The loss function plays a critical role in neural network training by quantifying the difference between the predicted output and the true output. This error is used to guide the network’s learning process. Different types of problems require different loss functions. For example, in regression problems, the Mean Squared Error (MSE) is often used, while in classification problems, Cross-Entropy Loss is commonly employed. The choice of loss function affects how the model adjusts its weights and biases during training.

Once the network calculates the error, it uses this value to improve itself through backpropagation. The goal of backpropagation is to compute the gradient of the loss function with respect to each weight and bias in the network. These gradients tell the network how much each parameter needs to change in order to reduce the loss. Essentially, the network learns how to adjust its weights and biases to improve its predictions, ultimately resulting in a model that performs better on unseen data.

Backpropagation and the Optimization Process

Backpropagation is a vital step in the neural network training process. This process involves computing the gradients of the loss function with respect to the model’s parameters (weights and biases) and then updating these parameters to minimize the loss. To compute the gradients, backpropagation uses the chain rule of calculus, which allows the error to be propagated backwards through the network, layer by layer.

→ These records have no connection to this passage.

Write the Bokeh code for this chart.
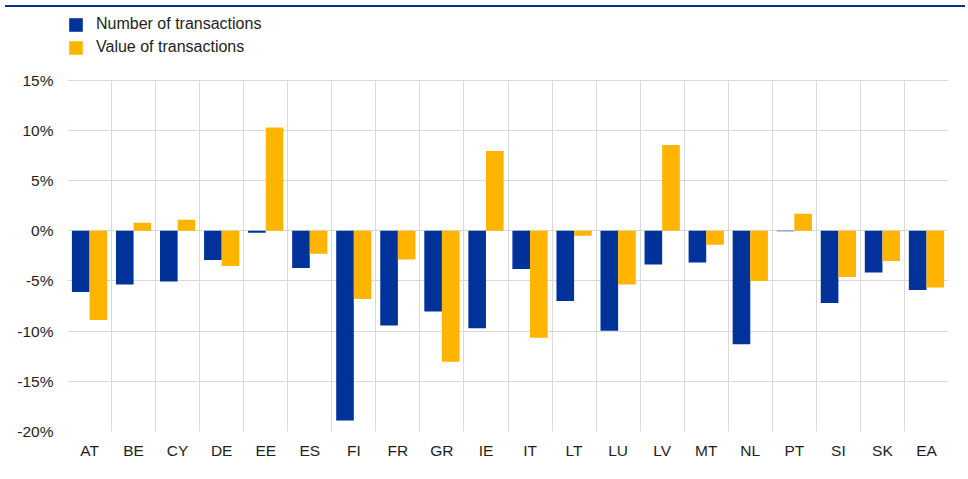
from bokeh.plotting import figure
from bokeh.models import ColumnDataSource, FixedTicker, Legend, LegendItem, Range1d, Div
from bokeh.layouts import column
from bokeh.embed import file_html
from bokeh.resources import INLINE

# ---- data ----
countries = ["AT", "BE", "CY", "DE", "EE", "ES", "FI", "FR", "GR", "IE",
             "IT", "LT", "LU", "LV", "MT", "NL", "PT", "SI", "SK", "EA"]
number_of_transactions = [-6.1, -5.35, -5.05, -2.9, -0.2, -3.7, -18.9, -9.45, -8.05, -9.7,
                          -3.8, -7.0, -9.95, -3.35, -3.15, -11.3, -0.05, -7.2, -4.15, -5.9]
value_of_transactions = [-8.9, 0.8, 1.1, -3.5, 10.3, -2.3, -6.8, -2.85, -13.05, 7.95,
                         -10.65, -0.5, -5.35, 8.55, -1.4, -5.0, 1.7, -4.6, -3.0, -5.65]
y_ticks = [-20, -15, -10, -5, 0, 5, 10, 15]

BLUE = "#003299"
YELLOW = "#FFB400"
FONT = "Liberation Sans"
TXT = "#1e1e1e"

n = len(countries)
centers = [i + 0.5 for i in range(n)]
src = ColumnDataSource(dict(
    xb=[c - 0.2 for c in centers],
    xy=[c + 0.2 for c in centers],
    num=number_of_transactions,
    val=value_of_transactions,
))

# headroom above the 15% line holds the legend
y_top = y_ticks[-1] + 6.45

p = figure(width=960, height=455, output_backend="svg", toolbar_location=None,
           x_range=Range1d(0, n), y_range=Range1d(y_ticks[0], y_top),
           min_border_left=67, min_border_right=12, min_border_top=3, min_border_bottom=36)
p.outline_line_color = None
p.background_fill_color = "white"
p.border_fill_color = "white"

r1 = p.vbar(x="xb", top="num", width=0.4, source=src, fill_color=BLUE, line_color=None)
r2 = p.vbar(x="xy", top="val", width=0.4, source=src, fill_color=YELLOW, line_color=None)

# axes
p.xaxis.ticker = FixedTicker(ticks=centers)
p.xaxis.major_label_overrides = {c: name for c, name in zip(centers, countries)}
p.yaxis.ticker = FixedTicker(ticks=y_ticks)
p.yaxis.major_label_overrides = {t: f"{t}%" for t in y_ticks}
for ax in (p.xaxis[0], p.yaxis[0]):
    ax.axis_line_color = None
    ax.major_tick_line_color = None
    ax.minor_tick_line_color = None
    ax.major_tick_out = 0
    ax.major_tick_in = 0
    ax.major_label_text_font = FONT
    ax.major_label_text_font_size = "15.5px"
    ax.major_label_text_color = TXT
p.yaxis.major_label_standoff = 14
p.xaxis.major_label_standoff = 10

# grids
p.xgrid.ticker = FixedTicker(ticks=list(range(n + 1)))
p.xgrid.cross_bounds = (y_ticks[0], y_ticks[-1])
p.ygrid.ticker = FixedTicker(ticks=y_ticks)
for g in (p.xgrid[0], p.ygrid[0]):
    g.grid_line_color = "#d9d9d9"
    g.grid_line_width = 1

legend = Legend(items=[LegendItem(label="Number of transactions", renderers=[r1]),
                       LegendItem(label="Value of transactions", renderers=[r2])],
                location="top_left", orientation="vertical",
                glyph_width=17, glyph_height=17, label_height=17, label_width=10,
                spacing=5, padding=0, margin=0, label_standoff=12,
                label_text_font=FONT, label_text_font_size="16px", label_text_color=TXT,
                border_line_color=None, background_fill_alpha=0)
p.add_layout(legend, "center")

top_line = Div(width=960, height=2, styles={"background-color": BLUE})
layout = column(top_line, p, spacing=0)

open("out.html", "w").write(file_html(layout, INLINE))
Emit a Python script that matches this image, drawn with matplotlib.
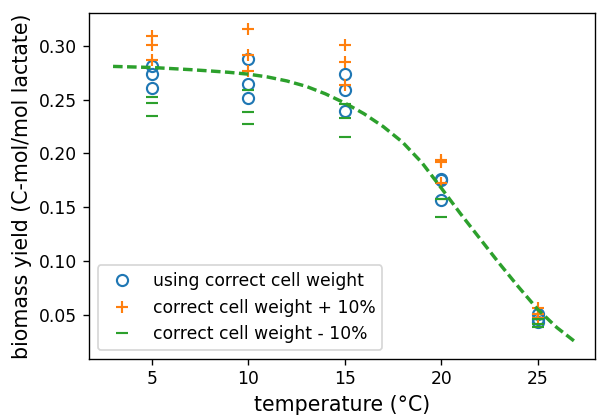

The gradients are then used by an optimization algorithm to update the weights and biases. Optimization algorithms, such as Gradient Descent, Stochastic Gradient Descent (SGD), and more advanced methods like Adam, adjust the parameters in the direction that reduces the loss function. The learning rate, a hyperparameter, controls the size of these adjustments. If the learning rate is too high, the network might overshoot the optimal values, leading to instability; if it's too low, the network may converge too slowly, making training inefficient.

During training, the network iteratively performs forward passes, computes the loss, applies backpropagation, and updates the parameters. This process continues for many iterations (epochs) until the model converges to a set of weights and biases that minimize the loss function. The result is a well-trained model capable of making accurate predictions on new, unseen data.

The Forward and Backward Pass: How They Work Together

The forward pass and backward pass are two sides of the same coin in the neural network training process. In the forward pass, data flows from the input layer through the hidden layers to the output layer, where predictions are made. This forward movement is necessary to compute the initial output and calculate the loss, which will guide the adjustments to the model.

Once the loss is computed, the backward pass takes place. In this phase, the error from the output layer is propagated backward through the network, updating the weights and biases based on the gradients of the loss function. The backward pass is essentially the process of learning—it's how the model improves its parameters to minimize error.

Each iteration of the forward and backward pass improves the model’s accuracy. Initially, the network’s predictions might be far from the actual values, but over time, the network learns to adjust its weights and biases, making the predictions more accurate. This iterative process continues until the model converges to an optimal solution, where further adjustments would result in negligible improvements.

Hyperparameters and Stopping Criteria

While the training process may seem straightforward, there are several important hyperparameters that must be tuned to ensure the best performance of the neural network. These hyperparameters include the learning rate, batch size, number of epochs, and network architecture (i.e., the number of layers and neurons per layer). Selecting the right combination of these hyperparameters is critical to achieving efficient and accurate training.

The learning rate controls how much the weights are adjusted during each iteration. A learning rate that is too high can cause the model to overshoot the optimal solution, while a learning rate that is too low can lead to slow convergence. The batch size determines how many samples are used to compute the gradients in each iteration. Smaller batch sizes result in noisier gradient estimates, but they allow for more frequent updates to the weights, potentially speeding up the training process. The number of epochs refers to how many times the entire dataset is passed through the network during training. More epochs allow the network to learn more thoroughly, but after a certain point, the model may start to overfit the training data.

The training process typically continues until a stopping criterion is met. This could be based on a maximum number of epochs, a specific level of loss, or performance on a validation set. Once the stopping criterion is reached, the training is concluded, and the model is evaluated for its performance on unseen data.

Conclusion: The Art and Science of Neural Network Training

Training a neural network is both an art and a science. The process involves carefully orchestrating forward and backward passes, optimizing weights and biases, and adjusting hyperparameters to achieve the best possible performance. The goal is to create a model that can learn complex patterns from data and generalize those patterns to make accurate predictions on new data.

At the heart of neural network training are the processes of forward pass, backpropagation, and optimization. These processes work together to allow the network to gradually improve its parameters, minimizing the error and making the model more accurate over time. Understanding these processes is key to becoming proficient in building and training neural networks.

Whether you're a machine learning practitioner or a beginner, grasping the concepts of neural network training is essential for building powerful models. By mastering these techniques and fine-tuning the various components of the training process, you can create high-performing neural networks that solve real-world problems with accuracy and efficiency.